Norton has served since 2019 with strong legal, regulatory, and governance credentials; LBRT's 3-year total shareholder return far exceeds its peer group median, the TSR trigger does not apply, and attendance and independence requirements are met.
Steinbeck has served since 2018 with relevant energy investment and finance experience; LBRT's strong outperformance versus its disclosed peer group means the TSR underperformance trigger does not apply, and no other policy concerns are identified.
All four Class I director nominees pass every policy screen. LBRT's 3-year total shareholder return of +106.9% beats the median of its disclosed compensation peer group by +115.6 percentage points, which is well above the 65-point gap needed to raise a concern, so the TSR trigger does not fire for any director. Arjun Murti joined in January 2025 and is separately exempt as a director within his first 24 months. Attendance was at or above 75% for all directors, no overboarding issues were identified, and all nominees are independent except Ron Gusek (who is not up for election this year).
Say on Pay
✓ FORCEO
Ron Gusek
Total Comp
N/A
Prior Support
98%+%
Pay structure is well-designed: approximately 86% of the new CEO's total target compensation is variable or performance-based, far exceeding the 50-60% threshold required by policy, with bonuses tied to pre-established, measurable metrics including earnings per share, return on capital employed, and peer-relative capital efficiency rankings.
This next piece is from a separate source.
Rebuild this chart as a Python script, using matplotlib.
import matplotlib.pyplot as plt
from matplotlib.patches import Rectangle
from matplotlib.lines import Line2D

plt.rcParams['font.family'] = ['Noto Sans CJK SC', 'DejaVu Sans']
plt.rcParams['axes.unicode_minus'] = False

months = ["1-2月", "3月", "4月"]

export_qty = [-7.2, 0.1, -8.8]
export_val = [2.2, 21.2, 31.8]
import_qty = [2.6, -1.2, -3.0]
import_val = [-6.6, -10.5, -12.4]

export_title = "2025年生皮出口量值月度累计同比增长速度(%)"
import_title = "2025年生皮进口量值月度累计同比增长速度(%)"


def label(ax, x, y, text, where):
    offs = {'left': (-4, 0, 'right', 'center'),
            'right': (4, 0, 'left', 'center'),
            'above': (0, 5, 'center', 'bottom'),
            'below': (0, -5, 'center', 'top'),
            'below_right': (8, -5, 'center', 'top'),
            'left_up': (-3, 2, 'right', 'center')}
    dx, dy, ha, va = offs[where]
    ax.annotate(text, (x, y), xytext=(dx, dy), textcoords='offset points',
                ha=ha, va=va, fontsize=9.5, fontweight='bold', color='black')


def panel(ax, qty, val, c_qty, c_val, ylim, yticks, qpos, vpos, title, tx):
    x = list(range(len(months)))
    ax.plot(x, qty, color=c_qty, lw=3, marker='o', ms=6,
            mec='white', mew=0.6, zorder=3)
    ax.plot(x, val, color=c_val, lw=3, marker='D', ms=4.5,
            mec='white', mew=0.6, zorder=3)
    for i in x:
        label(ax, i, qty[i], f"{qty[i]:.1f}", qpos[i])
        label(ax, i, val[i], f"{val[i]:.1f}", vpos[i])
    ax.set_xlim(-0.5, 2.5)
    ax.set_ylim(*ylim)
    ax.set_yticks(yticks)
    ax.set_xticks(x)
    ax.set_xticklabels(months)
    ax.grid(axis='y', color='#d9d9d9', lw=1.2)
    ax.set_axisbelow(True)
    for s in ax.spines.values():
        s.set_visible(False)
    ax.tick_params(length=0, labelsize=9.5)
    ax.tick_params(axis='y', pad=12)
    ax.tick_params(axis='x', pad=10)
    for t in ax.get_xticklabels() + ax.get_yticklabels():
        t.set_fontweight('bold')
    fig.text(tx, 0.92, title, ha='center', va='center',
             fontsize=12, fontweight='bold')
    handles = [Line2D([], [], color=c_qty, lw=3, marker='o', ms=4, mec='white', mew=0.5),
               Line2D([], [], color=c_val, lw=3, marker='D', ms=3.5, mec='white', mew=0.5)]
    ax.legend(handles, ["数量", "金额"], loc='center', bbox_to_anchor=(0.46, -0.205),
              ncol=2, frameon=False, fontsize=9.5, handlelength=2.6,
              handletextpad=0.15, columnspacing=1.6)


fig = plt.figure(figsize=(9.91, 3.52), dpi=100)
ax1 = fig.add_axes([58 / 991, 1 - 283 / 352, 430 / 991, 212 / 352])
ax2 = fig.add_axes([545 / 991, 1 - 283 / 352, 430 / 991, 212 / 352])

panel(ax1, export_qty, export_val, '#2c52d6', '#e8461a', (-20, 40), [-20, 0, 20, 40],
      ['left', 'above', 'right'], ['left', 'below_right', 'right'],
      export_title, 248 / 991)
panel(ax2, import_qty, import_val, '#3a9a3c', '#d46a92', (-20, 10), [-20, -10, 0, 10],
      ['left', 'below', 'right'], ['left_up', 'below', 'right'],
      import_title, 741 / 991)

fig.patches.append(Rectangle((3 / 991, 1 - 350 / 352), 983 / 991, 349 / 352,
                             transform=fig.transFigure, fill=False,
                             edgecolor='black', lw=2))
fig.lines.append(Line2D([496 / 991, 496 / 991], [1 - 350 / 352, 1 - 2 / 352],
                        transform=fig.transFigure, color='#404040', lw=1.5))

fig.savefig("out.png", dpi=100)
The pay-for-performance alignment check is satisfied because LBRT's 3-year total shareholder return of +106.9% outperforms the disclosed peer group median by +115.6 percentage points, meaning above-target incentive payouts in 2025 are justified by genuine outperformance. The prior-year advisory vote received over 98% support, the company has a meaningful clawback policy, no excessive perquisites or guaranteed bonuses exist, and the Compensation Committee used an independent consultant targeting the 50th percentile of a disclosed peer group.
Auditor Ratification
✓ FORAuditor
Deloitte & Touche LLP
Tenure
N/A
Audit Fees
N/A
Non-Audit Fees
N/A
The proxy filing does not include an auditor fee table with specific dollar amounts in the text provided, so the non-audit fee ratio trigger cannot be calculated; per policy, the tenure trigger requires confirmed data to fire and tenure is not disclosed in the extracted text, so no negative triggers are activated. Deloitte is a Big 4 firm fully appropriate for a $4.3 billion company, no material restatements are disclosed, and the default vote is FOR.
Actual Vote Results
8-K filed April 17, 2026
Director Elections
| Nominee | % FOR | Votes For | Withheld / Against | Result |
|---|---|---|---|---|
| Simon Ayat | 97.5% | 136.8M | 3.5M | ✓ Elected |
| Cary Steinbeck | 96.0% | 134.6M | 5.7M | ✓ Elected |
| Arjun Murti | 93.9% | 131.7M | 8.6M | ✓ Elected |
| Gale Norton | 90.8% | 127.3M | 12.9M | ✓ Elected |
Broker non-votes: 8.2M
Say on Pay
For 137.9M · Against 2.0M · Abstain 388,254
Auditor Ratification
For 147.8M · Against 235,327 · Abstain 354,655
Overall Assessment
Liberty Energy's 2026 annual meeting ballot contains three standard proposals: election of four Class I directors, an advisory vote on executive compensation, and ratification of Deloitte as auditor. All three proposals receive a FOR determination under the policy, supported by LBRT's exceptional 3-year total shareholder return of +106.9% that outperforms its disclosed peer group median by over 115 percentage points, a well-structured pay program with 86% variable compensation for the CEO, and no material governance concerns identified across the board slate.